__GIVEN TASK__: Exactly the lines from the start of the data below through the line that contains "BOTTOM_DBM = -80.0" are to be copied, with pictures left out.

——

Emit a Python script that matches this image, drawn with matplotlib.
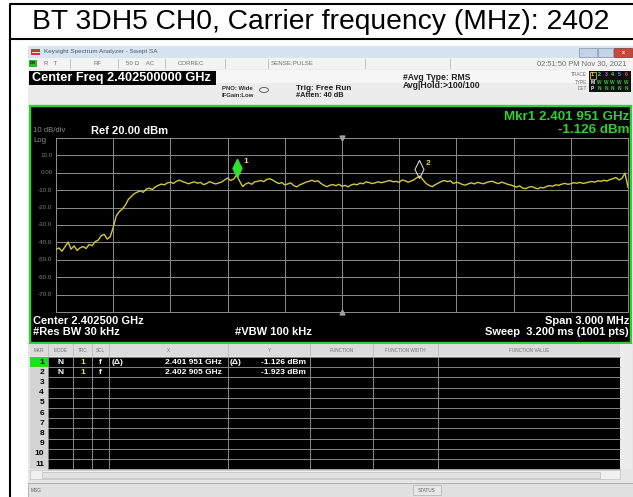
import numpy as np
import matplotlib.pyplot as plt
from matplotlib.patches import Rectangle, Ellipse
from matplotlib import transforms

plt.rcParams['font.family'] = ['Liberation Sans', 'DejaVu Sans']

# ---------------------------------------------------------
# Data
# ---------------------------------------------------------
TITLE = "BT 3DH5 CH0, Carrier frequency (MHz): 2402"
START_MHZ = 2401.0
STOP_MHZ = 2404.0
CENTER_MHZ = 2402.5
REF_DBM = 20.0
BOTTOM_DBM = -80.0

# trace level (dBm), evenly spaced points across the 3 MHz span
TRACE_DBM = [
    -44.0, -43.2, -45.1, -42.5, -39.8, -43.9, -42.0, -44.6, -43.1, -42.4,
    -43.5, -41.2, -41.9, -39.6, -38.7, -36.2, -35.4, -38.1, -36.8, -31.5,
    -24.8, -22.3, -20.9, -18.7, -15.4, -13.6, -12.0, -11.1, -10.4, -11.2,
    -9.3, -8.9, -9.6, -8.1, -7.2, -6.5, -6.9, -5.8, -5.4, -6.1,
    -4.9, -4.2, -5.0, -5.6, -6.3, -5.7, -5.2, -6.0, -5.5, -6.8,
    -6.2, -5.1, -5.8, -6.4, -5.9, -5.3, -4.1, -3.0, -4.4, -3.6,
    -1.3, -4.8, -7.9, -6.4, -5.7, -6.6, -5.2, -4.9, -4.4, -5.1,
    -3.8, -3.4, -4.2, -5.3, -6.2, -5.6, -7.0, -6.4, -5.8, -7.4,
    -8.1, -6.9, -6.2, -5.4, -4.9, -4.3, -5.0, -4.6, -6.1, -7.2,
    -8.0, -7.1, -6.8, -7.4, -6.6, -7.8, -7.2, -8.1, -7.0, -6.5,
    -6.9, -5.9, -6.3, -5.2, -5.6, -6.2, -5.8, -5.1, -5.7, -5.3,
    -4.8, -4.4, -5.2, -4.9, -5.5, -4.1, -4.6, -5.4, -4.7, -3.9,
    -2.6, -1.9, -4.3, -6.2, -7.3, -8.0, -6.8, -5.9, -5.0, -4.4,
    -5.1, -4.6, -6.2, -5.4, -5.9, -6.7, -7.1, -6.3, -5.8, -6.4,
    -5.5, -5.9, -6.3, -5.6, -5.1, -4.9, -5.7, -6.2, -5.4, -5.9,
    -6.6, -7.0, -7.6, -8.2, -7.5, -8.8, -9.1, -8.3, -7.9, -8.6,
    -9.2, -8.4, -8.7, -7.8, -7.4, -7.7, -6.9, -7.2, -6.5, -6.1,
    -6.6, -6.3, -5.7, -6.0, -5.5, -6.1, -5.8, -5.3, -5.0, -5.4,
    -4.6, -4.9, -4.3, -4.7, -3.9, -3.4, -2.7, -4.1, -3.2, -0.2,
    -8.3,
]

MARKER_FREQ = [2401.951, 2402.905]
MARKER_DBM = [-1.126, -1.923]
MARKER_X_TEXT = ["2.401 951 GHz", "2.402 905 GHz"]
MARKER_Y_TEXT = ["-1.126 dBm", "-1.923 dBm"]

YTICK_VALUES = [10, 0, -10, -20, -30, -40, -50, -60, -70]
YTICK_LABELS = ["10.0", "0.00", "-10.0", "-20.0", "-30.0", "-40.0", "-50.0", "-60.0", "-70.0"]

TABLE_HEADERS = ["MKR", "MODE", "TRC", "SCL", "X", "Y", "FUNCTION", "FUNCTION WIDTH", "FUNCTION VALUE"]
TABLE_COLS = [30, 48, 73, 92, 109, 228, 310, 373, 438, 620]

W, H = 633, 497
GREEN = '#2ed12e'
TRACE_YELLOW = '#d2c83c'


def main():
    fig = plt.figure(figsize=(W / 100, H / 100), dpi=100)
    bg = fig.add_axes([0, 0, 1, 1])
    bg.set_xlim(0, W)
    bg.set_ylim(H, 0)
    bg.axis('off')

    def box(x0, y0, x1, y1, fc, ec='none', lw=0, z=1):
        bg.add_patch(Rectangle((x0, y0), x1 - x0, y1 - y0, facecolor=fc,
                               edgecolor=ec, linewidth=lw, zorder=z))

    def txt(x, y, s, size=5, color='white', weight='bold', ha='left', z=5):
        bg.text(x, y, s, fontsize=size, color=color, fontweight=weight,
                ha=ha, va='center', zorder=z)

    # outer frame + title
    bg.plot([10, 10, 640], [500, 4, 4], color='black', lw=1.5, zorder=2)
    bg.plot([10, 640], [39, 39], color='black', lw=1.5, zorder=2)
    txt(321, 22, TITLE, size=20.3, color='black', weight='normal', ha='center')

    # window title bar
    box(28, 46, 633, 58, '#d6e3f0')
    box(31, 49, 40, 55, '#c03a30')
    bg.plot([32, 39], [52, 52], color='white', lw=0.6, zorder=3)
    txt(44, 52, "Keysight Spectrum Analyzer - Swept SA", size=4.6, color='#4a5a6a', weight='normal')
    box(579, 48, 597, 56.5, '#c4d4e6', ec='#8094aa', lw=0.5, z=2)
    box(598, 48, 613, 56.5, '#c4d4e6', ec='#8094aa', lw=0.5, z=2)
    box(614, 48, 632, 56.5, '#c8483a', ec='#8a3028', lw=0.5, z=2)
    txt(623, 52, "x", size=4, color='white', ha='center')

    # status row
    box(28, 58, 633, 69, '#f3f3f3')
    box(29, 60, 37, 67, '#28b828')
    txt(30, 63.5, "LXI", size=2.6, color='black')
    for xd in [70, 118, 165, 225, 268, 365, 450]:
        bg.plot([xd, xd], [59, 68], color='#b0b0b0', lw=0.5, zorder=2)
    txt(44, 63.5, "R   T", size=4.4, color='#707070', weight='normal')
    txt(94, 63.5, "RF", size=4.4, color='#707070', weight='normal')
    txt(126, 63.5, "50 Ω    AC", size=4.4, color='#707070', weight='normal')
    txt(178, 63.5, "CORREC", size=4.4, color='#707070', weight='normal')
    txt(271, 63.5, "SENSE:PULSE", size=4.4, color='#707070', weight='normal')
    txt(626, 63.5, "02:51:50 PM Nov 30, 2021", size=5.4, color='#707070', weight='normal', ha='right')

    # settings panel
    box(28, 69, 633, 106, '#ececec')
    box(213, 70, 633, 83, '#f6f6f6')
    box(29, 71, 216, 85, 'black', z=2)
    txt(32, 78, "Center Freq 2.402500000 GHz", size=9.2, color='white')
    txt(222, 88, "PNO: Wide", size=4.3, color='#303030')
    txt(222, 95.5, "IFGain:Low", size=4.3, color='#303030')
    bg.add_patch(Ellipse((264, 90), 9, 5, facecolor='none', edgecolor='#505050', lw=0.6, zorder=3))
    txt(296, 88, "Trig: Free Run", size=5.9, color='#202020')
    txt(296, 95.5, "#Atten: 40 dB", size=5.3, color='#202020')
    txt(403, 78, "#Avg Type: RMS", size=6.2, color='#202020')
    txt(403, 85.5, "Avg|Hold:>100/100", size=6.2, color='#202020')

    # trace indicator block
    box(589, 71, 631, 92, '#101010', z=2)
    txt(587, 75, "TRACE", size=3.4, color='#707070', weight='normal', ha='right')
    txt(587, 82, "TYPE", size=3.4, color='#707070', weight='normal', ha='right')
    txt(587, 89, "DET", size=3.4, color='#707070', weight='normal', ha='right')
    trace_colors = ['#e8e040', '#40d8e0', '#e050e0', '#50e050', '#7070ff', '#f05050']
    for k, c in enumerate(trace_colors):
        cx = 592.5 + k * 6.7
        txt(cx, 75, str(k + 1), size=3.8, color=c, ha='center')
        txt(cx, 82, "M" if k == 0 else "W", size=3.4, color='white' if k == 0 else '#40c040', ha='center')
        txt(cx, 89, "P" if k == 0 else "N", size=3.4, color='white' if k == 0 else '#40c040', ha='center')
    box(589.5, 71.5, 596, 78.5, 'none', ec='#e8e040', lw=0.5, z=3)

    # green measurement frame
    box(30, 106, 631, 343, 'black', ec=GREEN, lw=1.7, z=2)
    txt(33, 130.5, "10 dB/div", size=5.6, color='#8a8a8a', weight='normal')
    txt(33, 141, "Log", size=5.6, color='#8a8a8a', weight='normal')
    txt(91, 130.5, "Ref 20.00 dBm", size=8, color='white')
    txt(629, 117, "Mkr1 2.401 951 GHz", size=9.6, color=GREEN, ha='right')
    txt(629, 130, "-1.126 dBm", size=9.6, color=GREEN, ha='right')
    txt(33, 321, "Center 2.402500 GHz", size=8, color='white')
    txt(33, 332, "#Res BW 30 kHz", size=8, color='white')
    txt(235, 332, "#VBW 100 kHz", size=8, color='white')
    txt(629, 321, "Span 3.000 MHz", size=8, color='white', ha='right')
    txt(629, 332, "Sweep  3.200 ms (1001 pts)", size=8, color='white', ha='right')

    # spectrum trace
    ax = fig.add_axes([56 / W, 1 - 312 / H, 572 / W, 174 / H])
    ax.set_facecolor('black')
    ax.set_xlim(START_MHZ, STOP_MHZ)
    ax.set_ylim(BOTTOM_DBM, REF_DBM)
    ax.set_xticks(np.linspace(START_MHZ, STOP_MHZ, 11))
    ax.set_yticks(np.arange(BOTTOM_DBM, REF_DBM + 1, 10))
    ax.tick_params(length=0, labelbottom=False, labelleft=False)
    ax.grid(color='#8c8c8c', lw=0.7)
    for sp in ax.spines.values():
        sp.set_color('#8c8c8c')
        sp.set_linewidth(0.7)

    freqs = np.linspace(START_MHZ, STOP_MHZ, len(TRACE_DBM))
    ax.plot(freqs, TRACE_DBM, color=TRACE_YELLOW, lw=1.0, zorder=3)

    # center indicators on top / bottom edge
    ax.plot([CENTER_MHZ], [REF_DBM], marker='v', ms=3.5, color='#a0a0a0', clip_on=False, zorder=4)
    ax.plot([CENTER_MHZ], [BOTTOM_DBM], marker='^', ms=3.5, color='#a0a0a0', clip_on=False, zorder=4)

    # markers sit just above the trace point
    up = transforms.offset_copy(ax.transData, fig=fig, x=0, y=7, units='dots')
    lab = transforms.offset_copy(ax.transData, fig=fig, x=6, y=13, units='dots')
    diamond = [(0, 1), (0.5, 0), (0, -1), (-0.5, 0), (0, 1)]
    ax.plot([MARKER_FREQ[0]], [MARKER_DBM[0]], marker=diamond, ms=13, color='#30e030',
            mec='#30e030', transform=up, zorder=5, clip_on=False)
    ax.plot([MARKER_FREQ[1]], [MARKER_DBM[1]], marker=diamond, ms=13, mfc='none',
            mec='#d8d8d8', mew=0.8, transform=up, zorder=5, clip_on=False)
    for k in range(2):
        ax.text(MARKER_FREQ[k], MARKER_DBM[k], str(k + 1), transform=lab, color='#e8e040',
                fontsize=6, fontweight='bold', ha='left', va='center', zorder=6)

    ylab = transforms.blended_transform_factory(ax.transAxes, ax.transData)
    for v, s in zip(YTICK_VALUES, YTICK_LABELS):
        ax.text(-0.006, v, s, transform=ylab, color='#808080', fontsize=4.5,
                ha='right', va='center', clip_on=False)

    # marker table
    box(28, 343, 633, 484, '#e6e6e6', z=1)
    box(30, 344, 620, 356, '#dcdcdc', z=2)
    for k, name in enumerate(TABLE_HEADERS):
        cx = (TABLE_COLS[k] + TABLE_COLS[k + 1]) / 2
        txt(cx, 350, name, size=3.3, color='#707070', weight='normal', ha='center')
    for xd in TABLE_COLS[1:-1]:
        bg.plot([xd, xd], [344, 356], color='#b8b8b8', lw=0.5, zorder=3)

    row_top, row_h, n_rows = 357, 10.2, 11
    row_bottom = row_top + row_h * n_rows
    box(48, row_top, 620, row_bottom, 'black', z=2)
    box(30, row_top, 48, row_bottom, '#d4d4d4', z=2)
    for r in range(n_rows + 1):
        yy = row_top + r * row_h
        bg.plot([48, 620], [yy, yy], color='#9a9a9a', lw=0.6, zorder=3)
    for xd in TABLE_COLS[1:-1]:
        bg.plot([xd, xd], [row_top, row_bottom], color='#9a9a9a', lw=0.6, zorder=3)
    box(30, row_top, 48, row_top + row_h, '#22dd22', z=3)
    for r in range(n_rows):
        yc = row_top + (r + 0.5) * row_h
        txt(44, yc, str(r + 1), size=6, color='black', ha='right')

    for k in range(len(MARKER_FREQ)):
        yc = row_top + (k + 0.5) * row_h
        txt(60.5, yc, "N", size=6, ha='center')
        txt(82.5, yc, "1", size=6, color='#e8e040', ha='center')
        txt(100, yc, "f", size=6, ha='center')
        txt(222, yc, MARKER_X_TEXT[k], size=6, ha='right')
        txt(306, yc, MARKER_Y_TEXT[k], size=6, ha='right')
    txt(112, row_top + 0.5 * row_h, "(Δ)", size=6)
    txt(230, row_top + 0.5 * row_h, "(Δ)", size=6)

    # scrollbars + status bar
    box(620, 344, 632, row_bottom, '#ececec', z=2)
    box(30, row_bottom + 1, 620, row_bottom + 10, '#f0f0f0', ec='#c0c0c0', lw=0.5, z=2)
    box(42, row_bottom + 2.5, 600, row_bottom + 8.5, '#e2e2e2', ec='#b0b0b0', lw=0.4, z=3)
    box(28, 483, 633, 497, '#e0e0e0', ec='#a8a8a8', lw=0.6, z=2)
    txt(31, 490, "MSG", size=3.4, color='#606060', weight='normal')
    box(413, 485, 441, 495, '#e8e8e8', ec='#b0b0b0', lw=0.5, z=3)
    txt(427, 490, "STATUS", size=3.4, color='#606060', weight='normal', ha='center')

    fig.savefig('out.png', dpi=100)
    plt.close(fig)


if __name__ == "__main__":
    main()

——

__FINISHED TASK__:
Emit a Python script that matches this image, drawn with matplotlib.
import numpy as np
import matplotlib.pyplot as plt
from matplotlib.patches import Rectangle, Ellipse
from matplotlib import transforms

plt.rcParams['font.family'] = ['Liberation Sans', 'DejaVu Sans']

# ---------------------------------------------------------
# Data
# ---------------------------------------------------------
TITLE = "BT 3DH5 CH0, Carrier frequency (MHz): 2402"
START_MHZ = 2401.0
STOP_MHZ = 2404.0
CENTER_MHZ = 2402.5
REF_DBM = 20.0
BOTTOM_DBM = -80.0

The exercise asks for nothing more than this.